## Aim:
Return the data exactly, with all pictures removed.

--- Begin ---

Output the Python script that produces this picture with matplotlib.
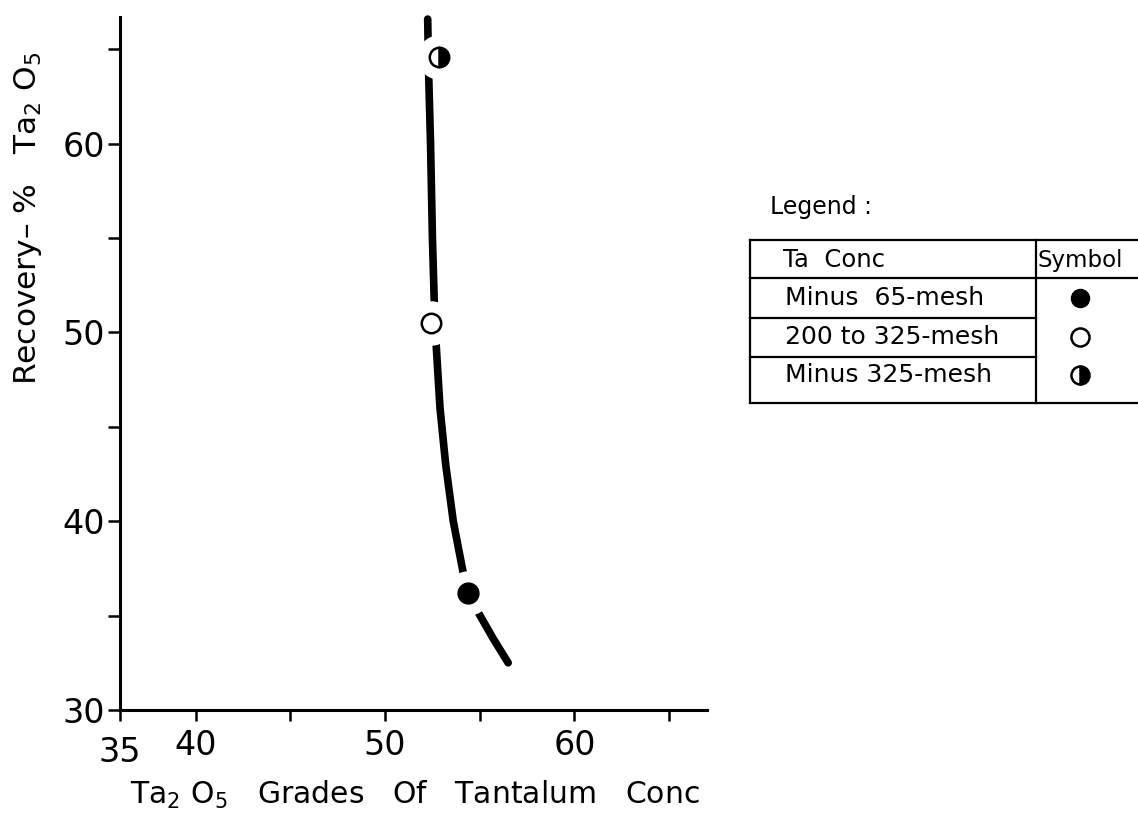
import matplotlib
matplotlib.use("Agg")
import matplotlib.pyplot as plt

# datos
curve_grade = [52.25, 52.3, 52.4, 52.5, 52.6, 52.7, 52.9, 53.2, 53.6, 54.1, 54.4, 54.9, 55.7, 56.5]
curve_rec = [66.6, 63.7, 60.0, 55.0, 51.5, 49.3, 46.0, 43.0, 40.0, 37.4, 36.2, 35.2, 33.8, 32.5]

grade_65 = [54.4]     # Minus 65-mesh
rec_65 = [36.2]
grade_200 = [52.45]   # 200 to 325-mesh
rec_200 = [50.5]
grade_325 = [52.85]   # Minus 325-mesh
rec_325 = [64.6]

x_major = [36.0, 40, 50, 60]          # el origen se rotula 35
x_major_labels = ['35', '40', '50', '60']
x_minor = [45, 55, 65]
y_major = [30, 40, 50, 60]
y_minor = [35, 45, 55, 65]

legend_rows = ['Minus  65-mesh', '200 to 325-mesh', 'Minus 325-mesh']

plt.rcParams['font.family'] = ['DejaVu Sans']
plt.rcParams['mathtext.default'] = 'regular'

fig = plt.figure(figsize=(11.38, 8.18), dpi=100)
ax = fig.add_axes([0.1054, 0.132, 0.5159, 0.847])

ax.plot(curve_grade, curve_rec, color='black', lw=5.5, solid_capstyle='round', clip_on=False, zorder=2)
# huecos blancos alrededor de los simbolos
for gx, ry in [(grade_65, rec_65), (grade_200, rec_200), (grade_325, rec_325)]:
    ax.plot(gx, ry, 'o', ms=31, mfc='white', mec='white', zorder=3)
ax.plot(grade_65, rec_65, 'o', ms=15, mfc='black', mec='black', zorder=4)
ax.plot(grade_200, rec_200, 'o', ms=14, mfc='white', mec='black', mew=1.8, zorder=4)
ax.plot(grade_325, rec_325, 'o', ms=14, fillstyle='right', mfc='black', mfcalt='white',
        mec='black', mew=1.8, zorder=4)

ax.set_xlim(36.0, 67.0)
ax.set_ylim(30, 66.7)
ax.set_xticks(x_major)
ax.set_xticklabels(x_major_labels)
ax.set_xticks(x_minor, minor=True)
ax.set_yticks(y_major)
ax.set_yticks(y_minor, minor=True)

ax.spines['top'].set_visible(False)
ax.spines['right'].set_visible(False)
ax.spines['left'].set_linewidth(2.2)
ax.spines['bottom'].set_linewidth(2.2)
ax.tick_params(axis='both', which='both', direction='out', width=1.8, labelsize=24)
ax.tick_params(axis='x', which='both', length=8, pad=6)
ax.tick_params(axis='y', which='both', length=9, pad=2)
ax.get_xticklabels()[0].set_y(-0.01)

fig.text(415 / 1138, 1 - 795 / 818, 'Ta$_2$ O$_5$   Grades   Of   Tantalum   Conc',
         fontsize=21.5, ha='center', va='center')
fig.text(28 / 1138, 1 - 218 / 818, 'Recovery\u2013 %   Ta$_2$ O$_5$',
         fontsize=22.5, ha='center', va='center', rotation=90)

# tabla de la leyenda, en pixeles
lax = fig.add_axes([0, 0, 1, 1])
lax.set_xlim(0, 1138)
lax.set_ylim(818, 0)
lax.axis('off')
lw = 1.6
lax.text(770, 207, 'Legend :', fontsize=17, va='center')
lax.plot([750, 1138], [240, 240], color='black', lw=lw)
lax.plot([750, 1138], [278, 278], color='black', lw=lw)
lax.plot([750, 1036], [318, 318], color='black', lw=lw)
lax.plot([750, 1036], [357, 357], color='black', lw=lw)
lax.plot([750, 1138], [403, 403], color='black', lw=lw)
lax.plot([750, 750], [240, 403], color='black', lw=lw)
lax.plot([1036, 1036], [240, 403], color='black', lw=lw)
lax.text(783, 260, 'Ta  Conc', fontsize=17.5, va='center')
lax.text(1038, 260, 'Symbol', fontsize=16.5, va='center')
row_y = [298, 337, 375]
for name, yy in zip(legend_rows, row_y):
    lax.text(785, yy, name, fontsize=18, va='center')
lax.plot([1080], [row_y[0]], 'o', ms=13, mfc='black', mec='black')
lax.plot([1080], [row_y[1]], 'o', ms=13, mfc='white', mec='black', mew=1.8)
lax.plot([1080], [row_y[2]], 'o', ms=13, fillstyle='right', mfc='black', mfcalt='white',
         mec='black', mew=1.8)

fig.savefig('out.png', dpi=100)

--- End ---

## Answer to this problem:
Output the Python script that produces this picture with matplotlib.
import matplotlib
matplotlib.use("Agg")
import matplotlib.pyplot as plt

# datos
curve_grade = [52.25, 52.3, 52.4, 52.5, 52.6, 52.7, 52.9, 53.2, 53.6, 54.1, 54.4, 54.9, 55.7, 56.5]
curve_rec = [66.6, 63.7, 60.0, 55.0, 51.5, 49.3, 46.0, 43.0, 40.0, 37.4, 36.2, 35.2, 33.8, 32.5]

grade_65 = [54.4]     # Minus 65-mesh
rec_65 = [36.2]
grade_200 = [52.45]   # 200 to 325-mesh
rec_200 = [50.5]
grade_325 = [52.85]   # Minus 325-mesh
rec_325 = [64.6]

x_major = [36.0, 40, 50, 60]          # el origen se rotula 35
x_major_labels = ['35', '40', '50', '60']
x_minor = [45, 55, 65]
y_major = [30, 40, 50, 60]
y_minor = [35, 45, 55, 65]

legend_rows = ['Minus  65-mesh', '200 to 325-mesh', 'Minus 325-mesh']

plt.rcParams['font.family'] = ['DejaVu Sans']
plt.rcParams['mathtext.default'] = 'regular'

fig = plt.figure(figsize=(11.38, 8.18), dpi=100)
ax = fig.add_axes([0.1054, 0.132, 0.5159, 0.847])

ax.plot(curve_grade, curve_rec, color='black', lw=5.5, solid_capstyle='round', clip_on=False, zorder=2)
# huecos blancos alrededor de los simbolos
for gx, ry in [(grade_65, rec_65), (grade_200, rec_200), (grade_325, rec_325)]:
    ax.plot(gx, ry, 'o', ms=31, mfc='white', mec='white', zorder=3)
ax.plot(grade_65, rec_65, 'o', ms=15, mfc='black', mec='black', zorder=4)
ax.plot(grade_200, rec_200, 'o', ms=14, mfc='white', mec='black', mew=1.8, zorder=4)
ax.plot(grade_325, rec_325, 'o', ms=14, fillstyle='right', mfc='black', mfcalt='white',
        mec='black', mew=1.8, zorder=4)

ax.set_xlim(36.0, 67.0)
ax.set_ylim(30, 66.7)
ax.set_xticks(x_major)
ax.set_xticklabels(x_major_labels)
ax.set_xticks(x_minor, minor=True)
ax.set_yticks(y_major)
ax.set_yticks(y_minor, minor=True)

ax.spines['top'].set_visible(False)
ax.spines['right'].set_visible(False)
ax.spines['left'].set_linewidth(2.2)
ax.spines['bottom'].set_linewidth(2.2)
ax.tick_params(axis='both', which='both', direction='out', width=1.8, labelsize=24)
ax.tick_params(axis='x', which='both', length=8, pad=6)
ax.tick_params(axis='y', which='both', length=9, pad=2)
ax.get_xticklabels()[0].set_y(-0.01)

fig.text(415 / 1138, 1 - 795 / 818, 'Ta$_2$ O$_5$   Grades   Of   Tantalum   Conc',
         fontsize=21.5, ha='center', va='center')
fig.text(28 / 1138, 1 - 218 / 818, 'Recovery\u2013 %   Ta$_2$ O$_5$',
         fontsize=22.5, ha='center', va='center', rotation=90)

# tabla de la leyenda, en pixeles
lax = fig.add_axes([0, 0, 1, 1])
lax.set_xlim(0, 1138)
lax.set_ylim(818, 0)
lax.axis('off')
lw = 1.6
lax.text(770, 207, 'Legend :', fontsize=17, va='center')
lax.plot([750, 1138], [240, 240], color='black', lw=lw)
lax.plot([750, 1138], [278, 278], color='black', lw=lw)
lax.plot([750, 1036], [318, 318], color='black', lw=lw)
lax.plot([750, 1036], [357, 357], color='black', lw=lw)
lax.plot([750, 1138], [403, 403], color='black', lw=lw)
lax.plot([750, 750], [240, 403], color='black', lw=lw)
lax.plot([1036, 1036], [240, 403], color='black', lw=lw)
lax.text(783, 260, 'Ta  Conc', fontsize=17.5, va='center')
lax.text(1038, 260, 'Symbol', fontsize=16.5, va='center')
row_y = [298, 337, 375]
for name, yy in zip(legend_rows, row_y):
    lax.text(785, yy, name, fontsize=18, va='center')
lax.plot([1080], [row_y[0]], 'o', ms=13, mfc='black', mec='black')
lax.plot([1080], [row_y[1]], 'o', ms=13, mfc='white', mec='black', mew=1.8)
lax.plot([1080], [row_y[2]], 'o', ms=13, fillstyle='right', mfc='black', mfcalt='white',
         mec='black', mew=1.8)

fig.savefig('out.png', dpi=100)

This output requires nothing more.